What needs to be done:
Reproduce the listing word for word, leaving every picture behind.

(Records with drawing code)
begin

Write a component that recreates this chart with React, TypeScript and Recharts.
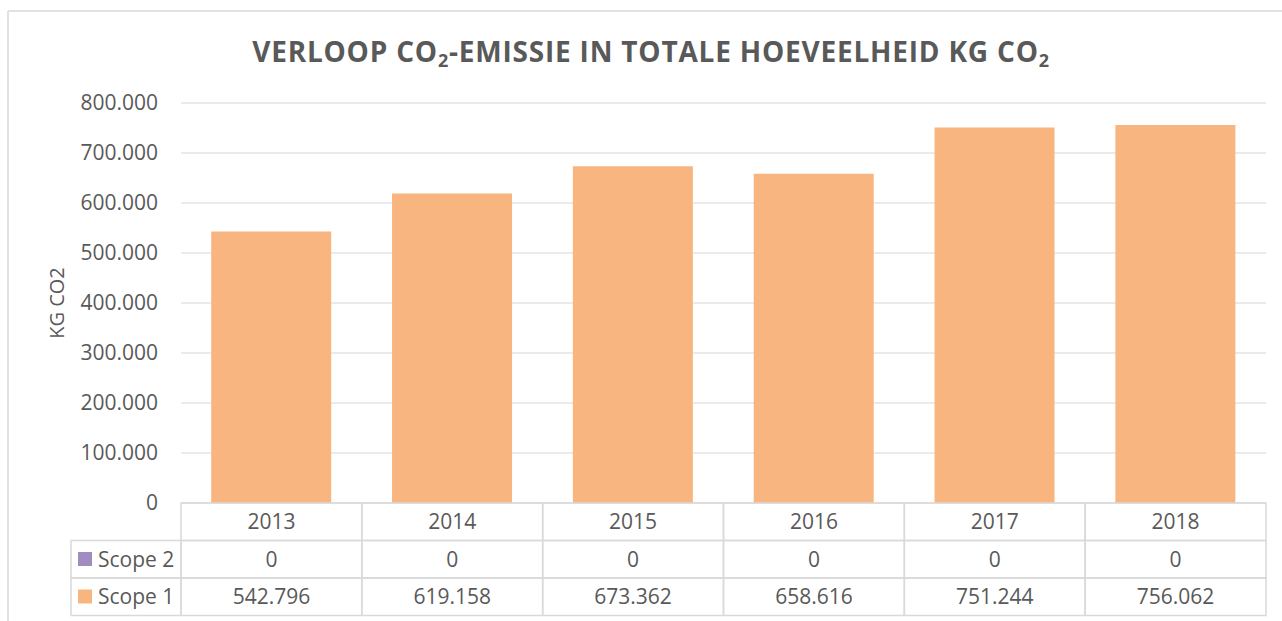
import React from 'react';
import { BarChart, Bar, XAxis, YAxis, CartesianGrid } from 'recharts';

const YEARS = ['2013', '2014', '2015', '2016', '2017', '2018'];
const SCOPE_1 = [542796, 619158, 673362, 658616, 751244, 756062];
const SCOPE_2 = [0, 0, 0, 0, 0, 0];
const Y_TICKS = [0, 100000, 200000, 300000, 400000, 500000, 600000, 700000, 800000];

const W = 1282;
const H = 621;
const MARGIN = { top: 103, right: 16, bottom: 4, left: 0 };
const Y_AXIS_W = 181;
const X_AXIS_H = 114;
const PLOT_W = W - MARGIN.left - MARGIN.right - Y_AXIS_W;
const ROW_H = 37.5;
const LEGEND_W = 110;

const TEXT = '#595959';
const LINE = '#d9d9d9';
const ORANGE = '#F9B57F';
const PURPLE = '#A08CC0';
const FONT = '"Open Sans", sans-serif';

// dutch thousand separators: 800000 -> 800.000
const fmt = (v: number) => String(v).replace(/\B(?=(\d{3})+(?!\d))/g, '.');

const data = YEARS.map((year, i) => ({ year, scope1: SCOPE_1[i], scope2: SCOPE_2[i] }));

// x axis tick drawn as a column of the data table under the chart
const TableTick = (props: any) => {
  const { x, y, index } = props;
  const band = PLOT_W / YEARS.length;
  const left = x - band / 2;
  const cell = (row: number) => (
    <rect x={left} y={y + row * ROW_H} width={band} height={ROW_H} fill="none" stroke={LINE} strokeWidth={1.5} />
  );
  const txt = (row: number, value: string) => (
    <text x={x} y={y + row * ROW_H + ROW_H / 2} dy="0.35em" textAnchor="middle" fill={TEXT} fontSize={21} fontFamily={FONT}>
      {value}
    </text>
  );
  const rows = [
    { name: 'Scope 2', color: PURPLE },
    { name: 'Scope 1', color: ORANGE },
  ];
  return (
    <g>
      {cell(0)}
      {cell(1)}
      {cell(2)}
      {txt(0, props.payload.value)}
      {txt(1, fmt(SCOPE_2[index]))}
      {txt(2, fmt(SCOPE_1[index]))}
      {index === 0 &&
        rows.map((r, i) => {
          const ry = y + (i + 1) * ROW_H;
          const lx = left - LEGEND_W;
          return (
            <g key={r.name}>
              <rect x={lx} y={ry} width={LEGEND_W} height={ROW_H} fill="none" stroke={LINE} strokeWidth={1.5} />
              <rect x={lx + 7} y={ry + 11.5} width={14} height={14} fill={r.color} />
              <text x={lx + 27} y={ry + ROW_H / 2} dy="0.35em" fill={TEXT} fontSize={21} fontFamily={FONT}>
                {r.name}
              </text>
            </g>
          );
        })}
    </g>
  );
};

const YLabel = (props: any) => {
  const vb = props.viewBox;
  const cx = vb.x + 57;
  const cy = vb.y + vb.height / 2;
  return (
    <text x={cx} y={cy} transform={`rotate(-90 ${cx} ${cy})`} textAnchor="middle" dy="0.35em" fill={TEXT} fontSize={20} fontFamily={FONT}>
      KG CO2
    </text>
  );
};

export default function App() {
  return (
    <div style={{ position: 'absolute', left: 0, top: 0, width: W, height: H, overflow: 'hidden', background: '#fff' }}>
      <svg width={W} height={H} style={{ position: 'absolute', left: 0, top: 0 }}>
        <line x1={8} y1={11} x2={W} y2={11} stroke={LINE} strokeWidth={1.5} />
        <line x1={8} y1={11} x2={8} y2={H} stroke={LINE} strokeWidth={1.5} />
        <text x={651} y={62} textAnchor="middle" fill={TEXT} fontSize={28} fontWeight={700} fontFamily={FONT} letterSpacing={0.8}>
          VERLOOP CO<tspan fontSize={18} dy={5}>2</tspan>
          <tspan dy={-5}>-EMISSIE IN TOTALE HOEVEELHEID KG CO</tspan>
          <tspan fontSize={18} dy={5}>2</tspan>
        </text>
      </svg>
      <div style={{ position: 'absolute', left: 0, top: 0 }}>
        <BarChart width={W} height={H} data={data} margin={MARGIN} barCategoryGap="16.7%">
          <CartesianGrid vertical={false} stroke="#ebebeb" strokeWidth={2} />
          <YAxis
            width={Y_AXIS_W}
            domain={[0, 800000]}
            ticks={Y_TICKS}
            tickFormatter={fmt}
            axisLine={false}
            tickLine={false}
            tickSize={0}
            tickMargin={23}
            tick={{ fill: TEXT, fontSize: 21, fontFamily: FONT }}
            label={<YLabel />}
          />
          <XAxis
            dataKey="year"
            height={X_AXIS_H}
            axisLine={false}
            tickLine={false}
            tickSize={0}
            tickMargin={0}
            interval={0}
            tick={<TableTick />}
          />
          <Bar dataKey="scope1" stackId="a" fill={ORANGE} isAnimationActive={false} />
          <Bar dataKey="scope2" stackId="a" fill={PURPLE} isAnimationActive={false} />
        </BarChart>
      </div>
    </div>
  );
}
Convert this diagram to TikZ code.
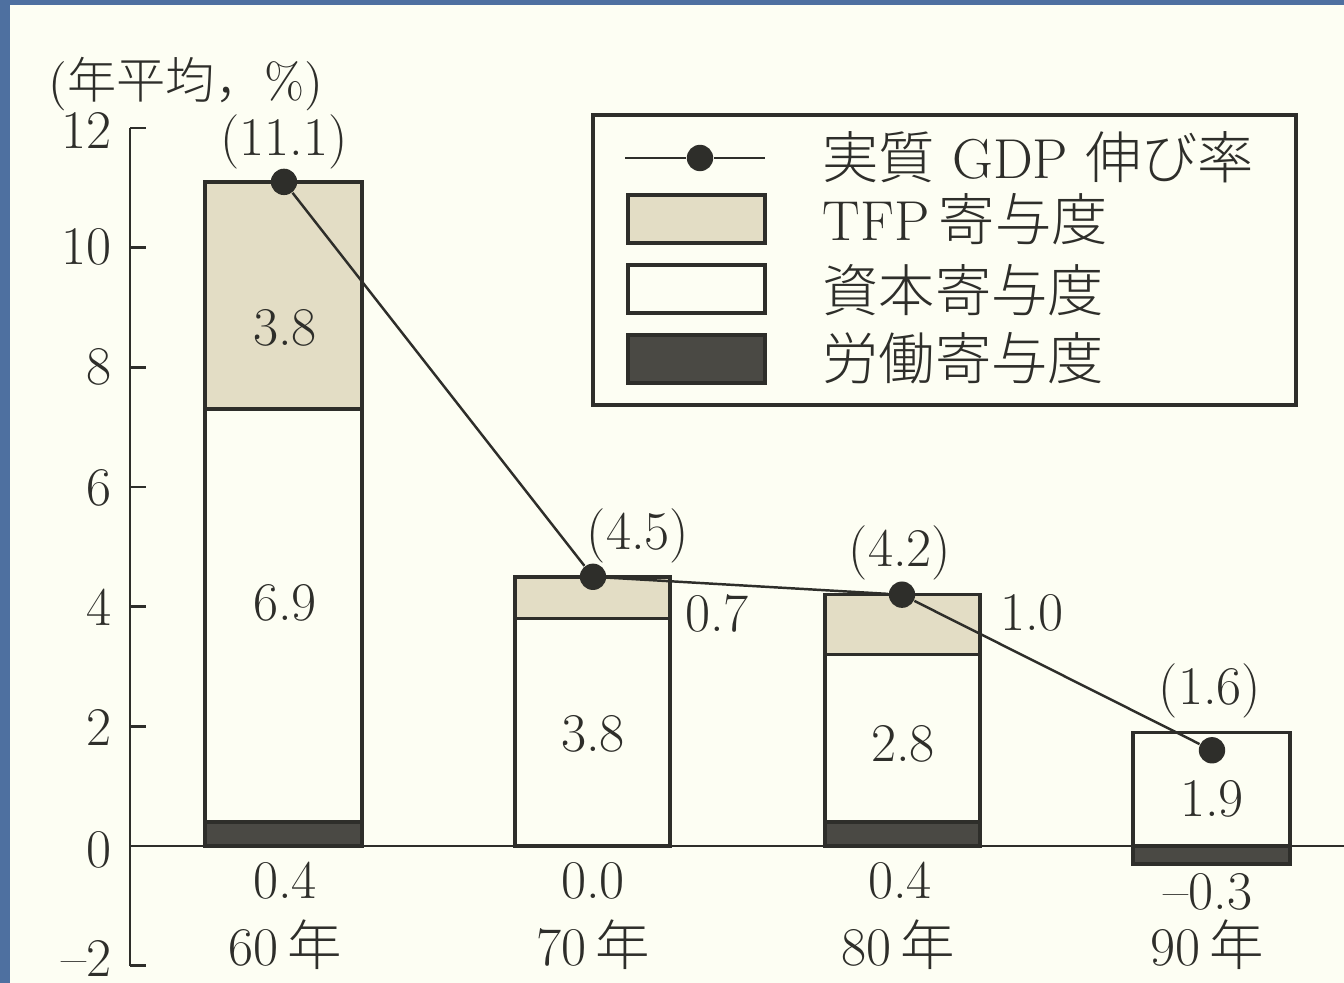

end

Answer for the task:
Write a component that recreates this chart with React, TypeScript and Recharts.
import React from 'react';
import { BarChart, Bar, XAxis, YAxis, CartesianGrid } from 'recharts';

const YEARS = ['2013', '2014', '2015', '2016', '2017', '2018'];
const SCOPE_1 = [542796, 619158, 673362, 658616, 751244, 756062];
const SCOPE_2 = [0, 0, 0, 0, 0, 0];
const Y_TICKS = [0, 100000, 200000, 300000, 400000, 500000, 600000, 700000, 800000];

const W = 1282;
const H = 621;
const MARGIN = { top: 103, right: 16, bottom: 4, left: 0 };
const Y_AXIS_W = 181;
const X_AXIS_H = 114;
const PLOT_W = W - MARGIN.left - MARGIN.right - Y_AXIS_W;
const ROW_H = 37.5;
const LEGEND_W = 110;

const TEXT = '#595959';
const LINE = '#d9d9d9';
const ORANGE = '#F9B57F';
const PURPLE = '#A08CC0';
const FONT = '"Open Sans", sans-serif';

// dutch thousand separators: 800000 -> 800.000
const fmt = (v: number) => String(v).replace(/\B(?=(\d{3})+(?!\d))/g, '.');

const data = YEARS.map((year, i) => ({ year, scope1: SCOPE_1[i], scope2: SCOPE_2[i] }));

// x axis tick drawn as a column of the data table under the chart
const TableTick = (props: any) => {
  const { x, y, index } = props;
  const band = PLOT_W / YEARS.length;
  const left = x - band / 2;
  const cell = (row: number) => (
    <rect x={left} y={y + row * ROW_H} width={band} height={ROW_H} fill="none" stroke={LINE} strokeWidth={1.5} />
  );
  const txt = (row: number, value: string) => (
    <text x={x} y={y + row * ROW_H + ROW_H / 2} dy="0.35em" textAnchor="middle" fill={TEXT} fontSize={21} fontFamily={FONT}>
      {value}
    </text>
  );
  const rows = [
    { name: 'Scope 2', color: PURPLE },
    { name: 'Scope 1', color: ORANGE },
  ];
  return (
    <g>
      {cell(0)}
      {cell(1)}
      {cell(2)}
      {txt(0, props.payload.value)}
      {txt(1, fmt(SCOPE_2[index]))}
      {txt(2, fmt(SCOPE_1[index]))}
      {index === 0 &&
        rows.map((r, i) => {
          const ry = y + (i + 1) * ROW_H;
          const lx = left - LEGEND_W;
          return (
            <g key={r.name}>
              <rect x={lx} y={ry} width={LEGEND_W} height={ROW_H} fill="none" stroke={LINE} strokeWidth={1.5} />
              <rect x={lx + 7} y={ry + 11.5} width={14} height={14} fill={r.color} />
              <text x={lx + 27} y={ry + ROW_H / 2} dy="0.35em" fill={TEXT} fontSize={21} fontFamily={FONT}>
                {r.name}
              </text>
            </g>
          );
        })}
    </g>
  );
};

const YLabel = (props: any) => {
  const vb = props.viewBox;
  const cx = vb.x + 57;
  const cy = vb.y + vb.height / 2;
  return (
    <text x={cx} y={cy} transform={`rotate(-90 ${cx} ${cy})`} textAnchor="middle" dy="0.35em" fill={TEXT} fontSize={20} fontFamily={FONT}>
      KG CO2
    </text>
  );
};

export default function App() {
  return (
    <div style={{ position: 'absolute', left: 0, top: 0, width: W, height: H, overflow: 'hidden', background: '#fff' }}>
      <svg width={W} height={H} style={{ position: 'absolute', left: 0, top: 0 }}>
        <line x1={8} y1={11} x2={W} y2={11} stroke={LINE} strokeWidth={1.5} />
        <line x1={8} y1={11} x2={8} y2={H} stroke={LINE} strokeWidth={1.5} />
        <text x={651} y={62} textAnchor="middle" fill={TEXT} fontSize={28} fontWeight={700} fontFamily={FONT} letterSpacing={0.8}>
          VERLOOP CO<tspan fontSize={18} dy={5}>2</tspan>
          <tspan dy={-5}>-EMISSIE IN TOTALE HOEVEELHEID KG CO</tspan>
          <tspan fontSize={18} dy={5}>2</tspan>
        </text>
      </svg>
      <div style={{ position: 'absolute', left: 0, top: 0 }}>
        <BarChart width={W} height={H} data={data} margin={MARGIN} barCategoryGap="16.7%">
          <CartesianGrid vertical={false} stroke="#ebebeb" strokeWidth={2} />
          <YAxis
            width={Y_AXIS_W}
            domain={[0, 800000]}
            ticks={Y_TICKS}
            tickFormatter={fmt}
            axisLine={false}
            tickLine={false}
            tickSize={0}
            tickMargin={23}
            tick={{ fill: TEXT, fontSize: 21, fontFamily: FONT }}
            label={<YLabel />}
          />
          <XAxis
            dataKey="year"
            height={X_AXIS_H}
            axisLine={false}
            tickLine={false}
            tickSize={0}
            tickMargin={0}
            interval={0}
            tick={<TableTick />}
          />
          <Bar dataKey="scope1" stackId="a" fill={ORANGE} isAnimationActive={false} />
          <Bar dataKey="scope2" stackId="a" fill={PURPLE} isAnimationActive={false} />
        </BarChart>
      </div>
    </div>
  );
}
Convert this diagram to TikZ code.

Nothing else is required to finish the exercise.